Firstly, over to the Tiny Tent for the rapidly maturing DARK STAR, bumping into Positively 4th Street boss Gary Buswell in the process. They started with a punky instrumental which blended effortlessly into "I Am The Sun", their flippant and breathlessly spunky best number. "Jesus was my age, when he got nailed" - an excellent lyric! Following this, they were edgy, sinister, libidinous, moody and very slightly gothic, but always fine and thrilling.
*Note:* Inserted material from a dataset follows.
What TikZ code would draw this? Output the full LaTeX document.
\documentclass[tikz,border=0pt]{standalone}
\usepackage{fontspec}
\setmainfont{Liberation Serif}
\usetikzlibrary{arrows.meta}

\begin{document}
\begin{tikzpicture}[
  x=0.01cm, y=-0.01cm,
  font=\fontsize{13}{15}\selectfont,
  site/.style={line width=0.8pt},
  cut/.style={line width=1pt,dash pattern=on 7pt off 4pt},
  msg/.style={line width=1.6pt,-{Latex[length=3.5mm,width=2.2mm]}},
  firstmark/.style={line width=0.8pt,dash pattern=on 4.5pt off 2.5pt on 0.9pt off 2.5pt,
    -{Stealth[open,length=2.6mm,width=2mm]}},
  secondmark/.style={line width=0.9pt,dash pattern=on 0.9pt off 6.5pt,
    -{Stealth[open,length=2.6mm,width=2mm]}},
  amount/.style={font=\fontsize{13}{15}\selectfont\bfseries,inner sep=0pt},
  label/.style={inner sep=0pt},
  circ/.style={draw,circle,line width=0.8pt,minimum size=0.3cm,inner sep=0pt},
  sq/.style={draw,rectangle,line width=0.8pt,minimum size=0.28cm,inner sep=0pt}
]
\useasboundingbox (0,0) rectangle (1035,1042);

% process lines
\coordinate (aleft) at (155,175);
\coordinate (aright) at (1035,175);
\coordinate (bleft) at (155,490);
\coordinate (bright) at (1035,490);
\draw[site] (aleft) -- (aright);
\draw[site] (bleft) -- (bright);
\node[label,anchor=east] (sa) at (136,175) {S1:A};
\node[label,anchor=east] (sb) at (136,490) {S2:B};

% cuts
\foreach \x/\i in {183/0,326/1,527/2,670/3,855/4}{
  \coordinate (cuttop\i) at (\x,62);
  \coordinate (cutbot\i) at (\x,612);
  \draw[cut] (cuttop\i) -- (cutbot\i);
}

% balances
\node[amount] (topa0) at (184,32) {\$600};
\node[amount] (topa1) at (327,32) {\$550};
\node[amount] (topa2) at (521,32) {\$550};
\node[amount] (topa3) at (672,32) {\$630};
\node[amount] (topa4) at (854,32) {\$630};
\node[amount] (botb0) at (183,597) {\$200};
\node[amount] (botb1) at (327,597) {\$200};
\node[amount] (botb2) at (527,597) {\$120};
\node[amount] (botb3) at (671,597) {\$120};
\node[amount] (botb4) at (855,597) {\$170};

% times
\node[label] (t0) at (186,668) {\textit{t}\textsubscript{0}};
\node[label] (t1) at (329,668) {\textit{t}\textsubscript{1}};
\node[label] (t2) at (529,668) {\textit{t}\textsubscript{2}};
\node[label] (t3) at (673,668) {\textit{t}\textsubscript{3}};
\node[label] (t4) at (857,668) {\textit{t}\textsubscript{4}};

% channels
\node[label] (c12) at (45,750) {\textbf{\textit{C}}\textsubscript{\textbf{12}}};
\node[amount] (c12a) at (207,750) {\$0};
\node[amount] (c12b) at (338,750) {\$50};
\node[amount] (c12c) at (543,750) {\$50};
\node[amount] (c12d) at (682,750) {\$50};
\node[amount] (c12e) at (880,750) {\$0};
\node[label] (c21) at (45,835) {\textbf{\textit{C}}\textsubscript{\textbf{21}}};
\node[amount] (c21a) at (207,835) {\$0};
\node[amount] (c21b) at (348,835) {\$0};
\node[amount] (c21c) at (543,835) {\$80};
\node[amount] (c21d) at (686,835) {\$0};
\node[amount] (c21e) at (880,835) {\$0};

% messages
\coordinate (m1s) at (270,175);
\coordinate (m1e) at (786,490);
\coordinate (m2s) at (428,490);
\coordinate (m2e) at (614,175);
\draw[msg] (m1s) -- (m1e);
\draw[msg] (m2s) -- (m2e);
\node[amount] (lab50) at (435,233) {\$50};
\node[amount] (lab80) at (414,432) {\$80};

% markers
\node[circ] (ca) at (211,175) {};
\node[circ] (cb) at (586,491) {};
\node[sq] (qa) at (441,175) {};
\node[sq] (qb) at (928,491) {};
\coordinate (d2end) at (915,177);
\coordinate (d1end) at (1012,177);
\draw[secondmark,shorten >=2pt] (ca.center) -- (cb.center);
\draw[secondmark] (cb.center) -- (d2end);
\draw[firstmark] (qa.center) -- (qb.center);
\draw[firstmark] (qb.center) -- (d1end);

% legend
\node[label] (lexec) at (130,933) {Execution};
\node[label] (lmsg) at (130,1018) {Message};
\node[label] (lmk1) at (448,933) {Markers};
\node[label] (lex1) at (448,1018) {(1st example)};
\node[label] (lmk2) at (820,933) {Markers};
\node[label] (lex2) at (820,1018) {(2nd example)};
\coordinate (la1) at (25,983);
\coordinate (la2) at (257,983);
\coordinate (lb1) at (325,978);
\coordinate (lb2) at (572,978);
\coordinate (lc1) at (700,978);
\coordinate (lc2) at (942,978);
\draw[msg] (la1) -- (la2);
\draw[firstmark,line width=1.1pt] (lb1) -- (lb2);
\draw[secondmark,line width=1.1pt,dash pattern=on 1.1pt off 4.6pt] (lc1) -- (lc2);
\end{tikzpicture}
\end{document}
Easily the best I've seen them, and the packed tent responded to a fine set from a band who have really come on!

Secondly, following more squash and the arse-end of LUSCIOUS JACKSON in the Big Tent (funky girly pop, from what I heard), came SPARKLEHORSE. Their set can be very easily compartmentalised as pre-and post- "Cow". Pre was slightly troubled, fractured and fragmented, with a slightly disinterested-seeming Mark Linkous definitely not a "Happy Man", and some new songs sounding like punky rant outtakes. "Cow" itself was however haunting and beautiful, with the (again new) band finally getting to grips with Linkous' parched country rock vision. Post-"Cow", the 'Hoss were stark and eerie, more akin to their legend and potential. However, we were left lamenting the shortness of the set, and what was omitted. No "Someday" or "Saturday" or "Happy Man". No "Spirit Ditch", even! Contrary bugger!
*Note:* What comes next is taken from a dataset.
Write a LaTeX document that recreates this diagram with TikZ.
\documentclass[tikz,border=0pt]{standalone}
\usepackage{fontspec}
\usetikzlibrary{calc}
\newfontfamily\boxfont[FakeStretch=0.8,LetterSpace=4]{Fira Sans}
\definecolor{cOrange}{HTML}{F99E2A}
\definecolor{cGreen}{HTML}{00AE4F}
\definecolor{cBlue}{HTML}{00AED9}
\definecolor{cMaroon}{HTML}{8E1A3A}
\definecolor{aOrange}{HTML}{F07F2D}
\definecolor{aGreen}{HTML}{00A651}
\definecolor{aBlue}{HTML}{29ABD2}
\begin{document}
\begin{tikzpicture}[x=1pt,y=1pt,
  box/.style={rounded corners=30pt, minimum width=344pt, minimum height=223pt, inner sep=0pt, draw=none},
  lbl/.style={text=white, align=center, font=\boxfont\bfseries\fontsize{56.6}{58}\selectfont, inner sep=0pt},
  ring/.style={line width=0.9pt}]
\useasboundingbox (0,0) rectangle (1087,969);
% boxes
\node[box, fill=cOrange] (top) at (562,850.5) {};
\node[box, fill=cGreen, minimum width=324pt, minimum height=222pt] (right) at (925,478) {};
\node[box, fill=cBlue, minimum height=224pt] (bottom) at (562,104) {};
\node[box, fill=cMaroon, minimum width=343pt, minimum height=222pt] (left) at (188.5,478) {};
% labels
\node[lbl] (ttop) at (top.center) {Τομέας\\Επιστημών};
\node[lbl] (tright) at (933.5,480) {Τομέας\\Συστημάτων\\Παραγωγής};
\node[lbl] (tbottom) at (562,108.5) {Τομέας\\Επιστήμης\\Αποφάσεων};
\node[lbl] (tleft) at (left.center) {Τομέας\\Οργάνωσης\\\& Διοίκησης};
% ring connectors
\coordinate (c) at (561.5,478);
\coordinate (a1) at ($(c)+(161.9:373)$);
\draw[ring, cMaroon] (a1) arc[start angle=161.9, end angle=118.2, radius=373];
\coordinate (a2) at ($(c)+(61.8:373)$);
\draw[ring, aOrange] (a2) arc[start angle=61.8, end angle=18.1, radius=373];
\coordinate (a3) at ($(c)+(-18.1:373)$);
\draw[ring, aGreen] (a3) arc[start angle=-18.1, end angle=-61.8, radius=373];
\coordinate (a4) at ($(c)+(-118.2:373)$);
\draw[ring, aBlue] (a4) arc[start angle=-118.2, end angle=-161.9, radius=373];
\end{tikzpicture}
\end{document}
Into the last lap of The Festival, and THE FLAMING LIPS in the Big Tent. Following recent "live" experiences, this lot were pre-Fest hot favourites for Best Band Of The Weekend, and predictably they swept all before them. Slight doubts about whether their show - screen, gong, loops, the lot - would work on a Festival tent stage were quickly dispelled during the soundcheck "test", after which Wayne Coyne apologised for the setting up by the band robbing the audience of the, "rock'n'roll entrance," but then exhorted us to drown out the mainstage OFFSPRING noise. So we did!

The Lips came on for their set proper to a justifiably delirious welcome, and as they launched into "Race For The Prize", Coyne opened a theatrical blood capsule over his forehead - another crazy piece of showmanship! "Prize" was astonishing and epic, and set the tone for another brilliant, beautiful and awe-inspiring set, Coyne and co. pushing the envelope as hard as ever. A jolly "Jelly" and a gut-wrenching "Feeling Yourself Disintegrate" (accompanied by gecko puppet as ever) was eclipsed by the finale, Coyne grinning manically during "When You Smile", a happy song to end a set no-one wanted to end (even Coyne repeated the strained acapella closing line 3 times!). For a packed tent, the grins were all too real.

So, Reading 1999. A Festival which came nicely to the boil during the weekend - in more ways than one - and boiled over at the climax, thanks to Band Of The Weekend, The Flaming Lips!


Saturday Best: 1. MADDER ROSE; 2. BIG LEAVES; 3. QUASI (of 15)

Crap! 1. ATARI TEENAGE RIOT; Special "Couldn't Give A Shit" Award to ELASTICA.
Sorry I Missed; No real disappointing clashes really, for once! The cancelled KENT and DAWN OF THE REPLICANTS, I guess!